■ **YOUR OBJECTIVE**
Scan the data below for the string "that". Copy every line where it appears.

## Start

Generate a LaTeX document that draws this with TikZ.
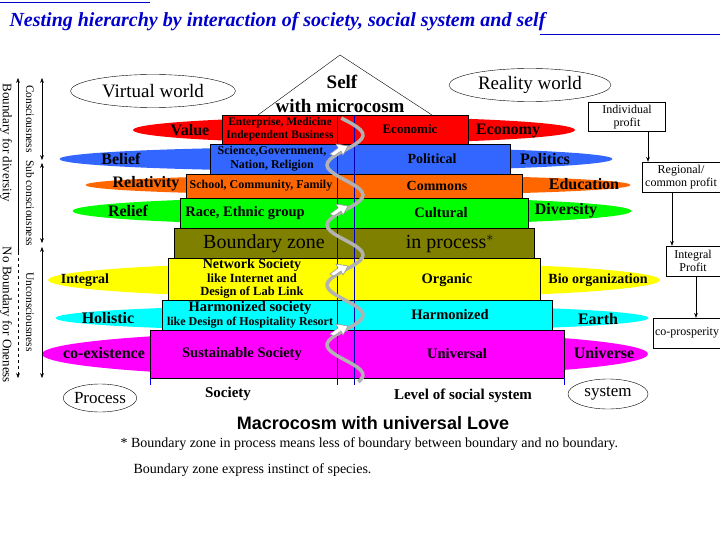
\documentclass[tikz,border=0pt]{standalone}
\usepackage{fontspec}
\setmainfont{Liberation Serif}
\setsansfont{Liberation Sans}
\usetikzlibrary{arrows.meta,shapes.geometric}
\definecolor{nicered}{RGB}{255, 0, 0}
\definecolor{niceblue}{RGB}{51, 102, 255}
\definecolor{niceorange}{RGB}{255, 102, 0}
\definecolor{nicegreen}{RGB}{0, 255, 0}
\definecolor{niceyellow}{RGB}{255, 255, 0}
\definecolor{nicecyan}{RGB}{0, 255, 255}
\definecolor{nicemagenta}{RGB}{255, 0, 255}
\definecolor{olivezone}{RGB}{128, 128, 0}
\definecolor{titleblue}{RGB}{0, 0, 204}

\begin{document}
\begin{tikzpicture}[x=1pt, y=-1pt,
	layer/.style = {ellipse, draw = none, inner sep = 0pt},
	band/.style = {draw, line width = 0.6pt},
	lbl/.style = {font = \fontsize{16}{17}\selectfont\bfseries},
	boxlbl/.style = {font = \fontsize{13}{13.5}\selectfont\bfseries, align = center, inner sep = 1pt},
	world/.style = {ellipse, draw, inner sep = 0pt, font = \fontsize{19}{21}\selectfont},
	profit/.style = {draw, align = center, font = \fontsize{12}{13.5}\selectfont, inner sep = 2pt},
	side/.style = {rotate = -90, font = \fontsize{11.5}{12}\selectfont},
	helix/.style = {draw = gray!60, line width = 3.5pt},
	helixtip/.style = {draw = gray!80, fill = white, line width = 0.6pt}]
			\useasboundingbox (0,0) rectangle (720,540);
			% title
			\draw[titleblue] (0,2) -- (150,2);
			\draw[titleblue] (540,34) -- (720,34);
			\node (title) at (6,22) [anchor = west, text = titleblue, font = \fontsize{20}{22}\selectfont\bfseries\itshape] {Nesting hierarchy by interaction of society, social system and self};
			% self triangle
			\draw (258,115) -- (340,55) -- (432,115);
			\node (self) at (342,82) [font = \fontsize{19}{21}\selectfont\bfseries] {Self};
			\node (micro) at (340,106) [font = \fontsize{19}{21}\selectfont\bfseries] {with microcosm};
			% side ellipses
			\node (red) at (354,130) [layer, fill = nicered, minimum width = 442, minimum height = 26] {};
			\node (blue) at (336,159) [layer, fill = niceblue, minimum width = 553, minimum height = 24] {};
			\node (orange) at (358,185) [layer, fill = niceorange, minimum width = 545, minimum height = 20] {};
			\node (green) at (352,211) [layer, fill = nicegreen, minimum width = 559, minimum height = 28] {};
			\node (yellow) at (354,280) [layer, fill = niceyellow, minimum width = 612, minimum height = 36] {};
			\node (cyan) at (352,318) [layer, fill = nicecyan, minimum width = 593, minimum height = 26] {};
			\node (magenta) at (345,354) [layer, fill = nicemagenta, minimum width = 606, minimum height = 46] {};
			% bands
			\draw[band, fill = nicered] (222,115) rectangle (468,144);
			\draw[band, fill = niceblue] (210,144) rectangle (510,174);
			\draw[band, fill = niceorange] (186,174) rectangle (522,198);
			\draw[band, fill = nicegreen] (180,198) rectangle (528,228);
			\draw[band, fill = olivezone] (174,228) rectangle (534,258);
			\draw[band, fill = niceyellow] (168,258) rectangle (540,300);
			\draw[band, fill = nicecyan] (162,300) rectangle (552,330);
			\draw[band, fill = nicemagenta] (150,330) rectangle (564,378);
			% central column
			\draw[blue!70!black, thin] (337,115) -- (337,385);
			\draw[blue!70!black, thin] (354,115) -- (354,385);
			\draw[blue, thin] (150,378) -- (150,385);
			\draw[blue, thin] (564,378) -- (564,385);
			% helix
			\draw[helix] plot[domain = 118:382, samples = 90] ({345+18*sin(6*\x)}, \x);
			\foreach \y in {150, 210, 270, 330} {
				\draw[helixtip] (348,\y-4) -- (336,\y-6) -- (338,\y-2) -- (330,\y+4) -- (334,\y+6) -- (341,\y+1) -- (343,\y+5) -- cycle;
			}
			% left labels
			\node (value) at (190,130) [lbl] {Value};
			\node (belief) at (121,159) [lbl] {Belief};
			\node (relativity) at (146,184) [lbl] {Relativity};
			\node (relief) at (128,211) [lbl] {Relief};
			\node (integral) at (85,280) [lbl, font = \fontsize{14}{15}\selectfont\bfseries] {Integral};
			\node (holistic) at (108,318) [lbl] {Holistic};
			\node (coexist) at (104,353) [lbl] {co-existence};
			% right labels
			\node (economy) at (508,131) [lbl] {Economy};
			\node (politics) at (545,159) [lbl] {Politics};
			\node (education) at (584,184) [lbl] {Education};
			\node (diversity) at (566,211) [lbl] {Diversity};
			\node (bio) at (598,280) [lbl, font = \fontsize{14}{15}\selectfont\bfseries] {Bio organization};
			\node (earth) at (598,319) [lbl] {Earth};
			\node (universe) at (604,353) [lbl] {Universe};
			% band texts
			\node (enterprise) at (280,129) [boxlbl, font = \fontsize{11.5}{13}\selectfont\bfseries] {Enterprise, Medicine\\Independent Business};
			\node (economic) at (410,129) [boxlbl] {Economic};
			\node (science) at (272,159) [boxlbl, font = \fontsize{12}{14}\selectfont\bfseries] {Science,Government,\\Nation, Religion};
			\node (political) at (432,159) [boxlbl, font = \fontsize{14}{15}\selectfont\bfseries] {Political};
			\node (school) at (261,186) [boxlbl, font = \fontsize{12}{13}\selectfont\bfseries] {School, Community, Family};
			\node (commons) at (437,186) [boxlbl, font = \fontsize{14}{15}\selectfont\bfseries] {Commons};
			\node (race) at (245,213) [boxlbl, font = \fontsize{14.5}{15}\selectfont\bfseries] {Race, Ethnic group};
			\node (cultural) at (441,213) [boxlbl, font = \fontsize{14.5}{15}\selectfont\bfseries] {Cultural};
			\node (bzone) at (264,244) [font = \fontsize{20}{22}\selectfont] {Boundary zone};
			\node (inproc) at (450,244) [font = \fontsize{20}{22}\selectfont] {in process$^{\ast}$};
			\node (network) at (252,279) [boxlbl, font = \fontsize{12.5}{13.5}\selectfont\bfseries] {{\fontsize{14}{13.5}\selectfont Network Society}\\like Internet and\\Design of Lab Link};
			\node (organic) at (447,280) [boxlbl, font = \fontsize{14.5}{15}\selectfont\bfseries] {Organic};
			\node (harmsoc) at (250,315) [boxlbl, font = \fontsize{12}{14}\selectfont\bfseries] {{\fontsize{14.5}{15}\selectfont Harmonized society}\\like Design of Hospitality Resort};
			\node (harmonized) at (450,315) [boxlbl, font = \fontsize{14.5}{15}\selectfont\bfseries] {Harmonized};
			\node (sustain) at (242,354) [boxlbl, font = \fontsize{14.5}{15}\selectfont\bfseries] {Sustainable Society};
			\node (universal) at (457,354) [boxlbl, font = \fontsize{14.5}{15}\selectfont\bfseries] {Universal};
			% world ellipses
			\node (virtual) at (153,91) [world, minimum width = 165, minimum height = 33] {Virtual world};
			\node (reality) at (530,85) [world, minimum width = 162, minimum height = 33] {Reality world};
			\node (process) at (100,398) [world, minimum width = 66, minimum height = 28, font = \fontsize{17}{18}\selectfont] {Process};
			\node (system) at (608,394) [world, minimum width = 80, minimum height = 30, font = \fontsize{17}{18}\selectfont] {system};
			% bottom texts
			\node (society) at (228,394) [font = \fontsize{15}{16}\selectfont\bfseries] {Society};
			\node (level) at (463,396) [font = \fontsize{15}{16}\selectfont\bfseries] {Level of social system};
			\node (macro) at (373,423) [font = \fontsize{18}{20}\selectfont\sffamily\bfseries] {Macrocosm with universal Love};
			\node (note1) at (117,444) [anchor = west, font = \fontsize{14}{15}\selectfont] {* Boundary zone in process means less of boundary between boundary and no boundary.};
			\node (note2) at (130,470) [anchor = west, font = \fontsize{14}{15}\selectfont] {Boundary zone express instinct of species.};
			% left arrows
			\draw[{Stealth}-{Stealth}] (42,78) -- (42,160);
			\draw[{Stealth}-{Stealth}] (42,163) -- (42,243);
			\draw[{Stealth}-{Stealth}] (42,247) -- (42,378);
			\draw[{Stealth}-] (18,78) -- (18,252);
			\draw[-{Stealth}, dashed] (18,252) -- (18,378);
			\node (conscious) at (30,119) [side] {Consciousness};
			\node (subcon) at (30,203) [side] {Sub consciousness};
			\node (uncon) at (30,312) [side] {Unconsciousness};
			\node (bdiv) at (6,143) [side, font = \fontsize{13}{14}\selectfont] {Boundary for diversity};
			\node (bone) at (6,315) [side, font = \fontsize{13}{14}\selectfont] {No Boundary for Oneness};
			% profit chain
			\node (indiv) at (627,117) [profit, minimum width = 77, minimum height = 29] {Individual\\profit};
			\node (regional) at (681,177) [profit, minimum width = 78, minimum height = 30] {Regional/\\common profit};
			\node (intprofit) at (693,261) [profit, minimum width = 54, minimum height = 30] {Integral\\Profit};
			\node (coprosp) at (687,333) [profit, minimum width = 66, minimum height = 30] {co-prosperity};
			\draw[-{Stealth}] (indiv.south -| 648,0) -- (regional.north -| 648,0);
			\draw[-{Stealth}] (regional.south -| 672,0) -- (intprofit.north -| 672,0);
			\draw[-{Stealth}] (intprofit.south -| 696,0) -- (coprosp.north -| 696,0);
			\end{tikzpicture}
\end{document}
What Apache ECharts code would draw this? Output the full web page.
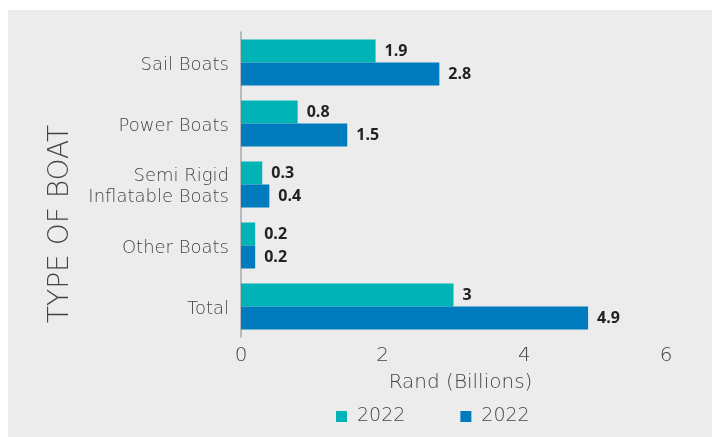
<!DOCTYPE html>
<html><head><meta charset="utf-8">
<script src="https://cdn.jsdelivr.net/npm/echarts@6/dist/echarts.min.js"></script>
<style>html,body{margin:0;padding:0;background:#fff}#c{width:718px;height:437px}</style>
</head><body><div id="c"></div>
<script>
var categories = ['Sail Boats', 'Power Boats', 'Semi Rigid\nInflatable Boats', 'Other Boats', 'Total'];
var seriesA = [1.9, 0.8, 0.3, 0.2, 3];
var seriesB = [2.8, 1.5, 0.4, 0.2, 4.9];
var legendLabels = ['2022', '2022'];
var xTicks = [0, 2, 4, 6];
var FONT = '"Open Sans", "Noto Sans", sans-serif';
var THIN = '"DejaVu Sans", "Open Sans", sans-serif';
var chart = echarts.init(document.getElementById('c'), null, {renderer: 'canvas'});
var labelStyle = {show: true, position: 'right', distance: 9, color: '#222', fontWeight: 'bold', fontSize: 16, fontFamily: FONT};
chart.setOption({
  backgroundColor: '#ffffff',
  animation: false,
  graphic: [
    {type: 'rect', z: -10, shape: {x: 8, y: 10, width: 704, height: 427}, style: {fill: '#ebeceb'}},
    {type: 'text', rotation: Math.PI / 2, x: 47, y: 323, style: {text: 'TYPE OF BOAT', fill: '#444', font: '200 28px ' + THIN}}
  ],
  grid: {left: 241, right: 52, top: 32, bottom: 100, containLabel: false},
  legend: {
    left: 331, top: 402, itemWidth: 11, itemHeight: 11, itemGap: 55, icon: 'rect',
    textStyle: {color: '#444', fontSize: 19, fontFamily: THIN, fontWeight: 200, padding: [0, 0, 0, 5]},
    formatter: function (n) { return n === 'A' ? legendLabels[0] : legendLabels[1]; },
    data: ['A', 'B']
  },
  xAxis: {
    type: 'value', min: xTicks[0], max: xTicks[xTicks.length - 1], interval: 2,
    name: 'Rand (Billions)', nameLocation: 'middle', nameGap: 36,
    nameTextStyle: {color: '#444', fontSize: 20, fontFamily: THIN, fontWeight: 200, padding: [0, 0, 0, 14]},
    axisLine: {show: false}, axisTick: {show: false}, splitLine: {show: false},
    axisLabel: {color: '#444', fontSize: 20, fontFamily: THIN, fontWeight: 200, margin: 9}
  },
  yAxis: {
    type: 'category', inverse: true, data: categories,
    axisLine: {show: true, lineStyle: {color: '#aaaaaa', width: 1.5}},
    axisTick: {show: false},
    axisLabel: {
      margin: 12, align: 'right',
      formatter: function (v) { return v.split('\n').map(function (s) { return '{a|' + s + '}'; }).join('\n'); },
      rich: {a: {color: '#444', fontSize: 18, fontFamily: THIN, fontWeight: 200, lineHeight: 21, padding: [5, 0, 0, 0]}}
    }
  },
  series: [
    {name: 'A', type: 'bar', data: seriesA, barWidth: 23, barGap: '0%', itemStyle: {color: '#00b3b5'}, label: labelStyle},
    {name: 'B', type: 'bar', data: seriesB, barWidth: 23, itemStyle: {color: '#007bbd'}, label: labelStyle}
  ]
});
</script></body></html>
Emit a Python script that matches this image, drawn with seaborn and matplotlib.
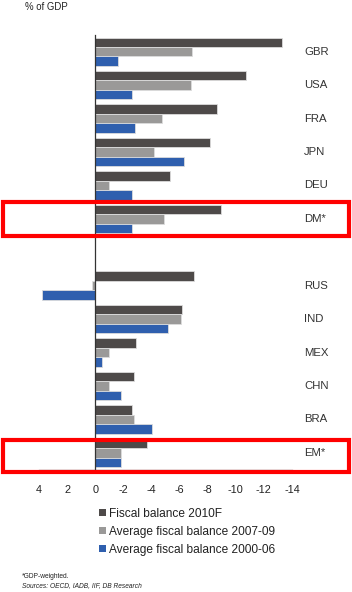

## End

■ **RESPONSE TO THE TASK**
Generate a LaTeX document that draws this with TikZ.
Emit a Python script that matches this image, drawn with seaborn and matplotlib.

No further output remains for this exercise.